▶ **Instructions for the task**:
Below are entries. Pull out all lines containing "that".
[START OF Extracted information]
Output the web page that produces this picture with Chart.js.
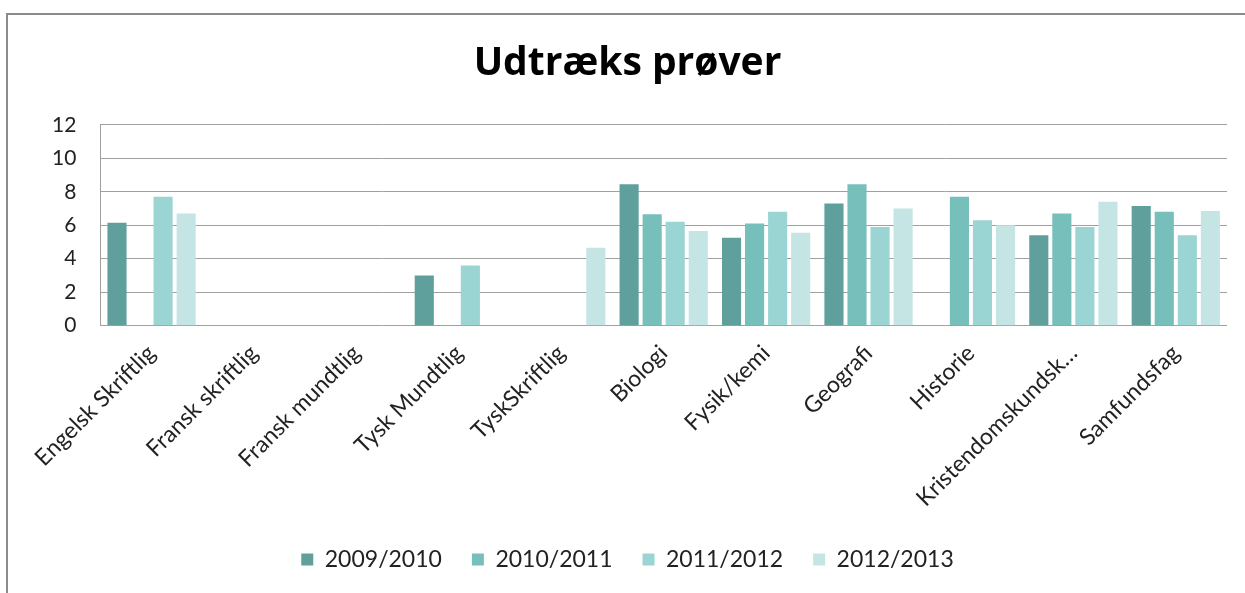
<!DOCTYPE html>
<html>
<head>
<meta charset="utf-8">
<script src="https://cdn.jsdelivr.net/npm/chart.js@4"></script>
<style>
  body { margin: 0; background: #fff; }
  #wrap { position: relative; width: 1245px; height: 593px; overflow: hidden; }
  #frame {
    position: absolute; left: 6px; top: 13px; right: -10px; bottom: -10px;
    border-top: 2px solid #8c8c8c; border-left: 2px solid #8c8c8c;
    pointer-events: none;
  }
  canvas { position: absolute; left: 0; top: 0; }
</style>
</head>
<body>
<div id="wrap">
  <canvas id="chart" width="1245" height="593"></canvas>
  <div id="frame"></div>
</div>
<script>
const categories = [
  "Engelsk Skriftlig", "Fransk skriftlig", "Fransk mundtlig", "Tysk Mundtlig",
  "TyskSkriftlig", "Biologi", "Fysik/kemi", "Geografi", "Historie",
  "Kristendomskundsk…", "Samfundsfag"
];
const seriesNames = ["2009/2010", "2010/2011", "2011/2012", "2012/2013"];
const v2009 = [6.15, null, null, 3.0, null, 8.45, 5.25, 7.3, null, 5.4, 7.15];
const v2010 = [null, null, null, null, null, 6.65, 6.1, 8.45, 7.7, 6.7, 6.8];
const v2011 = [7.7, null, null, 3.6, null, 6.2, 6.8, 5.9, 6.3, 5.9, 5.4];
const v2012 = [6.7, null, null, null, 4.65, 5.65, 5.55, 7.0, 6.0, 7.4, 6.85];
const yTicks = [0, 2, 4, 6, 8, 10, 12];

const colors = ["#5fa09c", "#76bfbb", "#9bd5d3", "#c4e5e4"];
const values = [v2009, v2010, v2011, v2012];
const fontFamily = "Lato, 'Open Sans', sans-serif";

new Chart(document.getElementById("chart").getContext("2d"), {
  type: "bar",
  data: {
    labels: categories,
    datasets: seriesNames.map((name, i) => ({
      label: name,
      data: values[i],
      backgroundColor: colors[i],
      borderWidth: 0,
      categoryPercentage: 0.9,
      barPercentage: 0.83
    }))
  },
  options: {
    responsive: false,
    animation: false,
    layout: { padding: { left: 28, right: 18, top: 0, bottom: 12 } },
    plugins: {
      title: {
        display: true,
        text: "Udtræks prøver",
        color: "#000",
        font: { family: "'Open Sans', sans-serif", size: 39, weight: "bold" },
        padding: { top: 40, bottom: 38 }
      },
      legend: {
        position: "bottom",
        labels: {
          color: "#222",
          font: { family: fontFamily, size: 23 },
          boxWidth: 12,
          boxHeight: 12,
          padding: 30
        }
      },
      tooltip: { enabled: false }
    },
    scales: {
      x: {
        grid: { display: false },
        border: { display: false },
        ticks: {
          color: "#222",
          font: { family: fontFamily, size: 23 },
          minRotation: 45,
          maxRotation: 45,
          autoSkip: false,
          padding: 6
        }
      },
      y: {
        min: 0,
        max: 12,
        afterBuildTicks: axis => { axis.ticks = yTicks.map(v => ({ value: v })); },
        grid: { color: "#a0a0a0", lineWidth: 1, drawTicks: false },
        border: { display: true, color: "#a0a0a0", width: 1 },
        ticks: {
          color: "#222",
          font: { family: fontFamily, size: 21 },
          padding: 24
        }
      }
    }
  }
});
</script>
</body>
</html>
[END OF Extracted information]
[START OF Extracted information]
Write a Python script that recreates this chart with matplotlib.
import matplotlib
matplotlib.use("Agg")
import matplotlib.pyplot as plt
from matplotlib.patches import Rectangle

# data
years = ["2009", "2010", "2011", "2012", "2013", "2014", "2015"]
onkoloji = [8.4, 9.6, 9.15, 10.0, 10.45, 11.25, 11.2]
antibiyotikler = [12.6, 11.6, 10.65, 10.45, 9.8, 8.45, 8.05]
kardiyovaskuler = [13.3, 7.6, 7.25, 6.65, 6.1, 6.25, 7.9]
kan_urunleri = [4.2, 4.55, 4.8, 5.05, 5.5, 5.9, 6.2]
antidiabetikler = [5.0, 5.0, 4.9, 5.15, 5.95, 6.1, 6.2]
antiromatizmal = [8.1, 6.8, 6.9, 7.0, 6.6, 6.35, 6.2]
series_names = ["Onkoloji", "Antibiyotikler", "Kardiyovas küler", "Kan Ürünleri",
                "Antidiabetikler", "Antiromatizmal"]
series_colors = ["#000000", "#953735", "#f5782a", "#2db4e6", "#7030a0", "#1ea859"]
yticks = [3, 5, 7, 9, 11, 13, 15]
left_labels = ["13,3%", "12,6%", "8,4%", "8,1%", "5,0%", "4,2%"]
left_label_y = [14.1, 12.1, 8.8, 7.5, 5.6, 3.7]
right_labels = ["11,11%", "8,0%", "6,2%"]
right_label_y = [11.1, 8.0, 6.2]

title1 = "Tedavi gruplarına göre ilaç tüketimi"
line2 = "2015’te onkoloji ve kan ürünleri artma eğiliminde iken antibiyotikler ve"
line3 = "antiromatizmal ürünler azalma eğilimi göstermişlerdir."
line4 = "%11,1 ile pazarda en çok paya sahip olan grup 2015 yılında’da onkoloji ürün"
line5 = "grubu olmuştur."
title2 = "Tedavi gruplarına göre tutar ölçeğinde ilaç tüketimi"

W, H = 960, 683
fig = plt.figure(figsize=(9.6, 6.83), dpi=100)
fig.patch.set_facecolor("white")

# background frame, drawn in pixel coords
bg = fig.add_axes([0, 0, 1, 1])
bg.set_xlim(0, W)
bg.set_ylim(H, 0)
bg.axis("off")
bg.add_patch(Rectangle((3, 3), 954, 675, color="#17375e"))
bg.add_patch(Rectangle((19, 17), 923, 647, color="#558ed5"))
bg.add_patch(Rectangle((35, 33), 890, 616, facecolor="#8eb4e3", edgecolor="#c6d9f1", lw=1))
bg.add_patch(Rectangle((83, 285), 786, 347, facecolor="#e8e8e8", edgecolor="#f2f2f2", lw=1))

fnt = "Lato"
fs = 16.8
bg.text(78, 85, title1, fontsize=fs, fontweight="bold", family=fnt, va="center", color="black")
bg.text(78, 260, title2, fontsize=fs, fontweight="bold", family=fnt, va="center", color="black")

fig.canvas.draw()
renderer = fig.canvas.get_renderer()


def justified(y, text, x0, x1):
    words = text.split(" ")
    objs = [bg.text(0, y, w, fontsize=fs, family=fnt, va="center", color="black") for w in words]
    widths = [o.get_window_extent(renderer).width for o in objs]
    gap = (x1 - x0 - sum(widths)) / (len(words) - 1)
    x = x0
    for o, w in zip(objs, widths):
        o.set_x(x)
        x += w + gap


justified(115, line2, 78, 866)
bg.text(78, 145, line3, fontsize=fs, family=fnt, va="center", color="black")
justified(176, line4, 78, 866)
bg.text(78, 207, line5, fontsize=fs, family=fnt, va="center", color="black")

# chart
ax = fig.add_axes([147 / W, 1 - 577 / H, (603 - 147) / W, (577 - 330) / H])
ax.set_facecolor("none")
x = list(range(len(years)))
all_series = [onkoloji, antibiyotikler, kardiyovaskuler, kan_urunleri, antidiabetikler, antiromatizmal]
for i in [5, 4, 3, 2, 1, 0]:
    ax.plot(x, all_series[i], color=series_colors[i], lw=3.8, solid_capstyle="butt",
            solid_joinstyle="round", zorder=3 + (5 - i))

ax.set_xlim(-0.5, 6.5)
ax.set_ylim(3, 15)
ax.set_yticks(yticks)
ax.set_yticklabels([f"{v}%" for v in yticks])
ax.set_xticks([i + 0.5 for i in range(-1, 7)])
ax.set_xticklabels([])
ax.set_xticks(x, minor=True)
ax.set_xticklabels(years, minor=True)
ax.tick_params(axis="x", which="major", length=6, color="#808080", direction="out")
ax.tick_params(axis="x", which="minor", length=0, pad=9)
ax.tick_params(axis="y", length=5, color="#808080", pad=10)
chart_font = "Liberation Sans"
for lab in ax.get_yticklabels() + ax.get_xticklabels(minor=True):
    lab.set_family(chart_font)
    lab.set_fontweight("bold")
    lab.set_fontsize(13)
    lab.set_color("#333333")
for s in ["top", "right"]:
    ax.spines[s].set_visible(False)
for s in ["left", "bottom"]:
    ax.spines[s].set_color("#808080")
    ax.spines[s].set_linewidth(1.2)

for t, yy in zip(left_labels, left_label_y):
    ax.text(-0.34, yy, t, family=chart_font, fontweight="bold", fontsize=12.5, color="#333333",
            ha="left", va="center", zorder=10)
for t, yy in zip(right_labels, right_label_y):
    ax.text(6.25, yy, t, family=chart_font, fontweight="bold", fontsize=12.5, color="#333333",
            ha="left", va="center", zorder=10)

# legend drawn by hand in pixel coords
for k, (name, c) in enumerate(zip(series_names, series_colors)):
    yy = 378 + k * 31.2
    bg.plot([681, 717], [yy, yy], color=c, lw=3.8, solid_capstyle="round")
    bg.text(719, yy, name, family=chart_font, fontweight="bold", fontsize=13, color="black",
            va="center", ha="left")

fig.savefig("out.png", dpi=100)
[END OF Extracted information]
[START OF Extracted information]
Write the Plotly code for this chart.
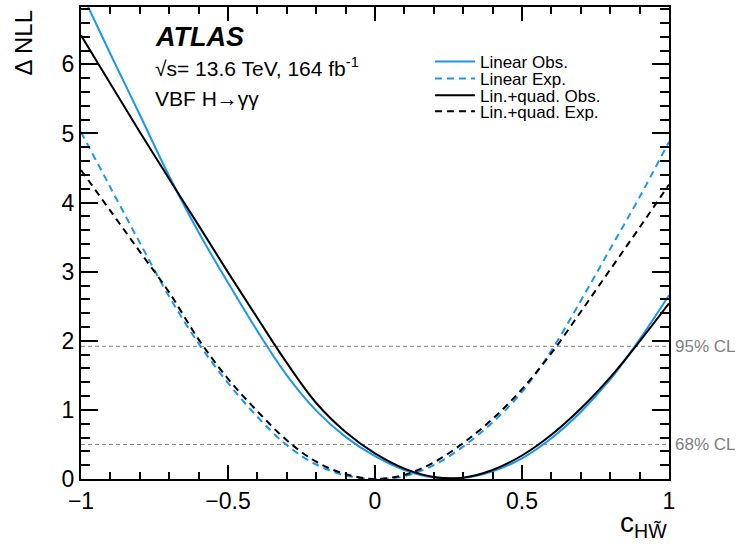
[END OF Extracted information]
▶ **Answer to the task**:
Output the web page that produces this picture with Chart.js.
Write a Python script that recreates this chart with matplotlib.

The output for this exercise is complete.